Meowuu7 / GeneOH-Diffusion

[ICLR'24] GeneOH Diffusion: Towards Generalizable Hand-Object Interaction Denoising via Denoising Diffusion
https://meowuu7.github.io/GeneOH-Diffusion/
MIT License
76 stars 4 forks source link

Calculation of Contact Point #3

Closed zhoujun-7 closed 3 months ago

zhoujun-7 commented 3 months ago

Hi Xueyi!

Thanks for sharing this interesting work. The proposed method relies on the contact points on the object. But the calculation of contact points seems to be based on ground truth hand pose rather than the noisy one.

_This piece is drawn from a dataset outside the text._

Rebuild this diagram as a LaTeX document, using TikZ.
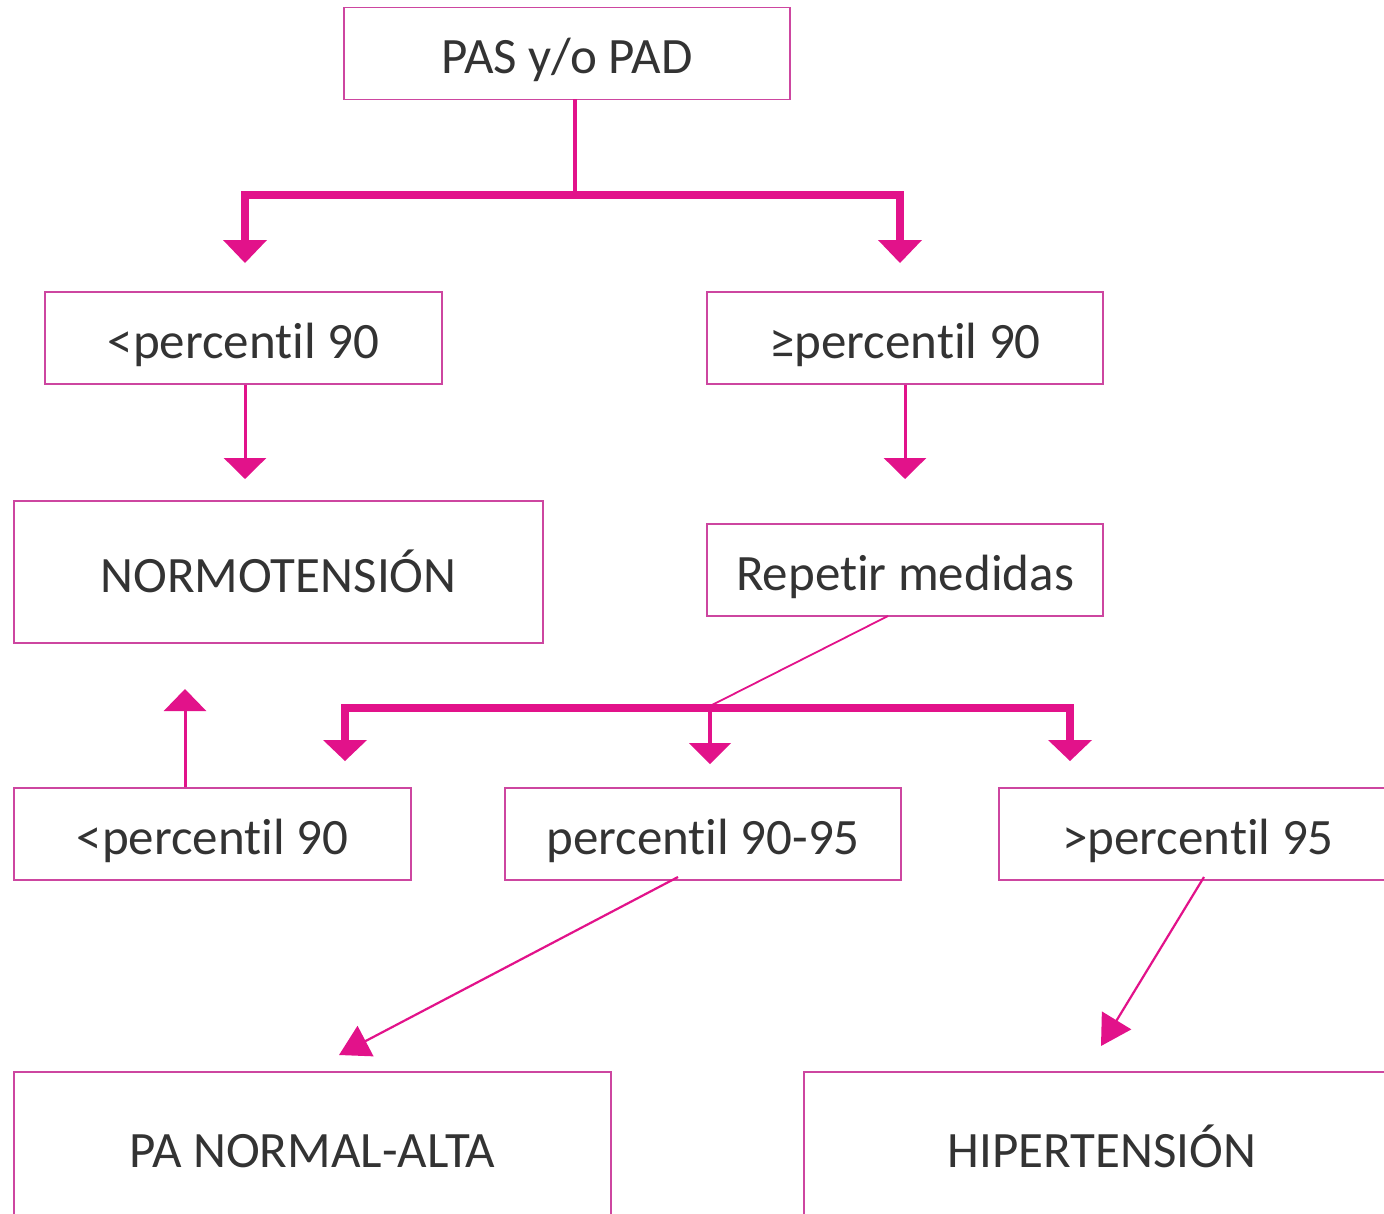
\documentclass[tikz,border=0pt]{standalone}
\usepackage{fontspec}
\setmainfont{Carlito}[Ligatures=NoCommon]
\usetikzlibrary{arrows.meta,calc}
\definecolor{mag}{RGB}{226,18,138}
\definecolor{boxc}{RGB}{205,70,160}
\begin{document}
\begin{tikzpicture}[x=1pt,y=-1pt,
  box/.style={draw=boxc,line width=1.6pt,minimum height=92pt,inner sep=0pt,
    text height=40pt,text depth=0pt,
    font=\fontsize{51}{56}\selectfont,text=black!80},
  bar/.style={draw=mag,line width=8pt},
  stem/.style={draw=mag,line width=4pt},
  thin/.style={draw=mag,line width=2.2pt},
  downtip/.style={-{Triangle[width=42pt,length=21pt]}},
  diagtip/.style={-{Triangle[width=34pt,length=30pt]}}]
\useasboundingbox (0,0) rectangle (1384,1213);

% nodes
\node[box,minimum width=446pt] (top) at (567,53.5) {PAS y/o PAD};
\node[box,minimum width=397pt] (lt) at (243.5,338) {<percentil 90};
\node[box,minimum width=396pt] (rt) at (905,338) {≥percentil 90};
\node[box,minimum width=529pt,minimum height=142pt] (normo) at (278.5,572) {NORMOTENSIÓN};
\node[box,minimum width=396pt] (rep) at (905,570) {Repetir medidas};
\node[box,minimum width=397pt] (lt2) at (212.5,834) {<percentil 90};
\node[box,minimum width=396pt] (mid) at (703,834) {percentil 90-95};
\node[box,minimum width=398pt] (gt) at (1198,834) {>percentil 95};
\node[box,minimum width=597pt,minimum height=150pt] (pana) at (312.5,1147) {PA NORMAL-ALTA};
\node[box,minimum width=596pt,minimum height=150pt] (hiper) at (1102,1147) {HIPERTENSIÓN};

% first split
\coordinate (s1) at (575,99);
\coordinate (j1) at (575,195);
\draw[stem] (s1) -- (j1);
\draw[bar,line join=miter] (575,195) -- (245,195) -- (245,241);
\draw[bar,line join=miter] (575,195) -- (900,195) -- (900,241);
\fill[mag] (223,240) -- (267,240) -- (245,263) -- cycle;
\fill[mag] (878,240) -- (922,240) -- (900,263) -- cycle;

% down arrows
\coordinate (d1) at (245,479);
\coordinate (d2) at (905,479);
\draw[thin,line width=3pt,downtip] (lt.south -| d1) -- (d1);
\draw[thin,line width=3pt,downtip] (rt.south -| d2) -- (d2);

% second split
\coordinate (r1) at (888,616);
\coordinate (j2) at (710,706);
\draw[thin,line width=1.8pt] (r1) -- (j2);
\draw[bar,line join=miter] (345,741) -- (345,708) -- (1070,708) -- (1070,741);
\draw[stem] (710,708) -- (710,744);
\fill[mag] (323,740) -- (367,740) -- (345,761) -- cycle;
\fill[mag] (689,743) -- (731,743) -- (710,764) -- cycle;
\fill[mag] (1048,740) -- (1092,740) -- (1070,761) -- cycle;

% up arrow
\coordinate (u1) at (185,689);
\draw[thin,line width=3pt,-{Triangle[width=42pt,length=22pt]}] (lt2.north -| u1) -- (u1);

% diagonals
\coordinate (m1) at (678,877);
\coordinate (m2) at (339,1055);
\coordinate (g1) at (1204,877);
\coordinate (g2) at (1101,1046);
\draw[thin,diagtip] (m1) -- (m2);
\draw[thin,diagtip] (g1) -- (g2);
\end{tikzpicture}
\end{document}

If ground truth hand pose is strictly unavailable, can the proposed method still work?

Looking forward to your reply.

BR, Jun

Meowuu7 commented 3 months ago

Hello Jun!

Thank you for your careful review of our code. Regarding your observation about the calculation of contact points, I believe there might be a misunderstanding. It seems your question pertains to how we calculate the base_pts within the GRAB_Dataset_V19 class in the file dataset_ours_single_seq.py. I guess it is the following code

dist_rhand_joints_to_obj_pc = torch.sum(
    (rhand_joints.unsqueeze(2) - object_pc_th.unsqueeze(1)) ** 2, dim=-1
)

that let you regard that we use GT rhand_joints for calculating the contact region. However, it's important to note that GRAB_Dataset_V19 serves as the data loader for the first stage, where only hand trajectory information is denoised. While we do compute contact related information within this class, I want to emphasize that we don't use them in the denoising process.

In the subsequent stage where the contact related representation is denoised, the data loader shifts to GRAB_Dataset_V19_From_Evaluated_Info. Here, we leverage the hand trajectory predicted by the initial stage to compute contact information, as demonstrated in the following code:

if self.wpredverts:
    pert_rhand_joints = self.predicted_hand_joints
    rhand_joints = self.predicted_hand_joints

    rhand_verts = self.predicted_hand_verts
    pert_rhand_verts =  self.predicted_hand_verts

    pert_rhand_joints = torch.matmul(
        pert_rhand_joints, object_global_orient_mtx_th
    ) + object_trcansl_th.unsqueeze(1)

    rhand_joints = torch.matmul(
        rhand_joints, object_global_orient_mtx_th
    ) + object_trcansl_th.unsqueeze(1)

    rhand_verts = torch.matmul(
        rhand_verts, object_global_orient_mtx_th
    ) + object_trcansl_th.unsqueeze(1)

    pert_rhand_verts = torch.matmul(
        pert_rhand_verts, object_global_orient_mtx_th
    ) + object_trcansl_th.unsqueeze(1)

where we set both rhand_joints and pert_rhand_joints to the predicted_hand_joints, which is loaded from the file args.predicted_info_fn.

The rationale behind computing contact-related information, even based on ground truth joints, within the GRAB_Dataset_V19 class in the file 'dataset_ours_single_seq.py' stems from its modification from the training data loader, GRAB_Dataset_V19, found in dataset_ours.py. During the training phase, only clean trajectories with contact information derived from ground truth hand trajectories are utilized. In the modified GRAB_Dataset_V19 in dataset_ours_single_seq.py, this calculation remains unchanged as it's directly adapted from the training data loader with some adjustments. However, it's important to re-emphasize that during the evaluation of the first stage, the contact information is no longer utilized.

I've modified the logic to eliminate such confusion:

dist_rhand_joints_to_obj_pc = torch.sum(
    (pert_rhand_verts.unsqueeze(2) - object_pc_th.unsqueeze(1)) ** 2, dim=-1
)
_, minn_dists_joints_obj_idx = torch.min(dist_rhand_joints_to_obj_pc, dim=-1) 

Again, please note that though we calculate contact information, we only denoise hand trajectories in the first stage where the contact related representation is neither used nor denoised. I'll remove the contact related representation calculation in the first stage's dataloder GRAB_Dataset_V19 to avoid similar confusions ultimately.

Thank you for bringing this to our attention! The codebase still requires some tidying up and lacks a thorough cleanup. I'll be making further commitments to make it more organized.

Best regards, Xueyi

zhoujun-7 commented 3 months ago

Thanks for your patience in answering my question. Sorry for the misunderstanding. My problem was solved.